* Information provided *
◆ ◆ ◆ ◆ ◆

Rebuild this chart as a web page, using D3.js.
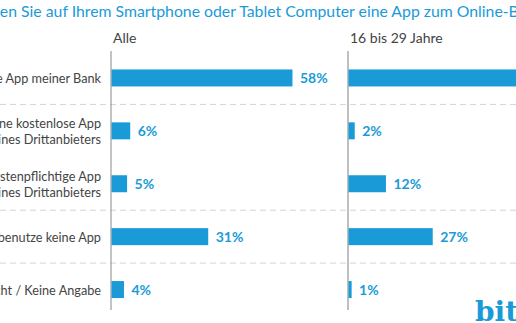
<!DOCTYPE html>
<html>
<head>
<meta charset="utf-8">
<script src="https://cdn.jsdelivr.net/npm/d3@7"></script>
<style>
  body { margin: 0; background: #fff; overflow: hidden; }
  svg { display: block; font-family: Lato, sans-serif; }
</style>
</head>
<body>
<div id="chart"></div>
<script>
const title = "Nutzen Sie auf Ihrem Smartphone oder Tablet Computer eine App zum Online-Banking?";
const categories = [
  "Ja, die  App meiner Bank",
  "Ja, eine kostenlose App\neines Drittanbieters",
  "Ja, eine kostenpflichtige App\neines Drittanbieters",
  "Nein, ich benutze keine App",
  "Weiß nicht / Keine Angabe"
];
const panels = ["Alle", "16 bis 29 Jahre"];
const valuesAlle = [58, 6, 5, 31, 4];
const values1629 = [61, 2, 12, 27, 1];
const groupStarts = [1, 3, 4]; // a dashed rule sits above these rows

const width = 516, height = 323;
const blue = "#1a9bd7";

const svg = d3.select("#chart").append("svg")
  .attr("width", width)
  .attr("height", height);

// title, cropped on the left like the source image
const titleSize = 15.8;
const tmp = svg.append("text").attr("font-size", titleSize).text("Nutz");
const cut = tmp.node().getComputedTextLength();
tmp.remove();
svg.append("text")
  .attr("x", -cut)
  .attr("y", 17)
  .attr("font-size", titleSize)
  .attr("fill", blue)
  .text(title);

const y = d3.scalePoint()
  .domain(categories)
  .range([51.5, 316])
  .padding(0.5);
const step = y.step();
const barH = 17;

const x = d3.scaleLinear().domain([0, 100]).range([0, 312]);
const panelX = [111, 348];
const series = [valuesAlle, values1629];

// dashed separators
svg.selectAll(".sep")
  .data(groupStarts)
  .join("line")
  .attr("x1", 0)
  .attr("x2", width)
  .attr("y1", i => y(categories[i]) - step / 2)
  .attr("y2", i => y(categories[i]) - step / 2)
  .attr("stroke", "#d4d4d4")
  .attr("stroke-dasharray", "6,4");

// category labels
const lab = svg.selectAll(".cat")
  .data(categories)
  .join("text")
  .attr("class", "cat")
  .attr("text-anchor", "end")
  .attr("font-size", 12.7)
  .attr("fill", "#444");
lab.each(function(d) {
  const lines = d.split("\n");
  const t = d3.select(this);
  lines.forEach((l, k) => {
    t.append("tspan")
      .attr("x", 101)
      .attr("y", y(d) + 5 + (k - (lines.length - 1) / 2) * 15.5)
      .text(l);
  });
});

panels.forEach((p, pi) => {
  const g = svg.append("g").attr("transform", `translate(${panelX[pi]},0)`);

  g.append("text")
    .attr("x", 2)
    .attr("y", 43)
    .attr("font-size", 14)
    .attr("fill", "#444")
    .text(p);

  g.append("line")
    .attr("x1", 0).attr("x2", 0)
    .attr("y1", 51).attr("y2", 310)
    .attr("stroke", pi === 0 ? "#888" : "#aaa")
    .attr("stroke-width", pi === 0 ? 1 : 1.5);

  g.selectAll(".bar")
    .data(series[pi])
    .join("rect")
    .attr("x", 0.5)
    .attr("y", (d, i) => y(categories[i]) - barH / 2)
    .attr("width", d => x(d))
    .attr("height", barH)
    .attr("fill", blue);

  g.selectAll(".val")
    .data(series[pi])
    .join("text")
    .attr("x", d => x(d) + 8)
    .attr("y", (d, i) => y(categories[i]) + 5)
    .attr("font-size", 14)
    .attr("font-weight", "bold")
    .attr("fill", blue)
    .text(d => d + "%");
});

// logo
const logo = svg.append("text")
  .attr("x", 475)
  .attr("y", 321)
  .attr("font-family", "DejaVu Serif, serif")
  .attr("font-weight", "bold")
  .attr("font-size", 28);
logo.append("tspan").attr("fill", blue).text("bit");
logo.append("tspan").attr("fill", "#555").text("kom");
</script>
</body>
</html>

◆ ◆ ◆ ◆ ◆

* What this task involves *
Copy the data word for word. Pictures do not go in the copy.

* Response to this exercise *
Rebuild this chart as a web page, using D3.js.
<!DOCTYPE html>
<html>
<head>
<meta charset="utf-8">
<script src="https://cdn.jsdelivr.net/npm/d3@7"></script>
<style>
  body { margin: 0; background: #fff; overflow: hidden; }
  svg { display: block; font-family: Lato, sans-serif; }
</style>
</head>
<body>
<div id="chart"></div>
<script>
const title = "Nutzen Sie auf Ihrem Smartphone oder Tablet Computer eine App zum Online-Banking?";
const categories = [
  "Ja, die  App meiner Bank",
  "Ja, eine kostenlose App\neines Drittanbieters",
  "Ja, eine kostenpflichtige App\neines Drittanbieters",
  "Nein, ich benutze keine App",
  "Weiß nicht / Keine Angabe"
];
const panels = ["Alle", "16 bis 29 Jahre"];
const valuesAlle = [58, 6, 5, 31, 4];
const values1629 = [61, 2, 12, 27, 1];
const groupStarts = [1, 3, 4]; // a dashed rule sits above these rows

const width = 516, height = 323;
const blue = "#1a9bd7";

const svg = d3.select("#chart").append("svg")
  .attr("width", width)
  .attr("height", height);

// title, cropped on the left like the source image
const titleSize = 15.8;
const tmp = svg.append("text").attr("font-size", titleSize).text("Nutz");
const cut = tmp.node().getComputedTextLength();
tmp.remove();
svg.append("text")
  .attr("x", -cut)
  .attr("y", 17)
  .attr("font-size", titleSize)
  .attr("fill", blue)
  .text(title);

const y = d3.scalePoint()
  .domain(categories)
  .range([51.5, 316])
  .padding(0.5);
const step = y.step();
const barH = 17;

const x = d3.scaleLinear().domain([0, 100]).range([0, 312]);
const panelX = [111, 348];
const series = [valuesAlle, values1629];

// dashed separators
svg.selectAll(".sep")
  .data(groupStarts)
  .join("line")
  .attr("x1", 0)
  .attr("x2", width)
  .attr("y1", i => y(categories[i]) - step / 2)
  .attr("y2", i => y(categories[i]) - step / 2)
  .attr("stroke", "#d4d4d4")
  .attr("stroke-dasharray", "6,4");

// category labels
const lab = svg.selectAll(".cat")
  .data(categories)
  .join("text")
  .attr("class", "cat")
  .attr("text-anchor", "end")
  .attr("font-size", 12.7)
  .attr("fill", "#444");
lab.each(function(d) {
  const lines = d.split("\n");
  const t = d3.select(this);
  lines.forEach((l, k) => {
    t.append("tspan")
      .attr("x", 101)
      .attr("y", y(d) + 5 + (k - (lines.length - 1) / 2) * 15.5)
      .text(l);
  });
});

panels.forEach((p, pi) => {
  const g = svg.append("g").attr("transform", `translate(${panelX[pi]},0)`);

  g.append("text")
    .attr("x", 2)
    .attr("y", 43)
    .attr("font-size", 14)
    .attr("fill", "#444")
    .text(p);

  g.append("line")
    .attr("x1", 0).attr("x2", 0)
    .attr("y1", 51).attr("y2", 310)
    .attr("stroke", pi === 0 ? "#888" : "#aaa")
    .attr("stroke-width", pi === 0 ? 1 : 1.5);

  g.selectAll(".bar")
    .data(series[pi])
    .join("rect")
    .attr("x", 0.5)
    .attr("y", (d, i) => y(categories[i]) - barH / 2)
    .attr("width", d => x(d))
    .attr("height", barH)
    .attr("fill", blue);

  g.selectAll(".val")
    .data(series[pi])
    .join("text")
    .attr("x", d => x(d) + 8)
    .attr("y", (d, i) => y(categories[i]) + 5)
    .attr("font-size", 14)
    .attr("font-weight", "bold")
    .attr("fill", blue)
    .text(d => d + "%");
});

// logo
const logo = svg.append("text")
  .attr("x", 475)
  .attr("y", 321)
  .attr("font-family", "DejaVu Serif, serif")
  .attr("font-weight", "bold")
  .attr("font-size", 28);
logo.append("tspan").attr("fill", blue).text("bit");
logo.append("tspan").attr("fill", "#555").text("kom");
</script>
</body>
</html>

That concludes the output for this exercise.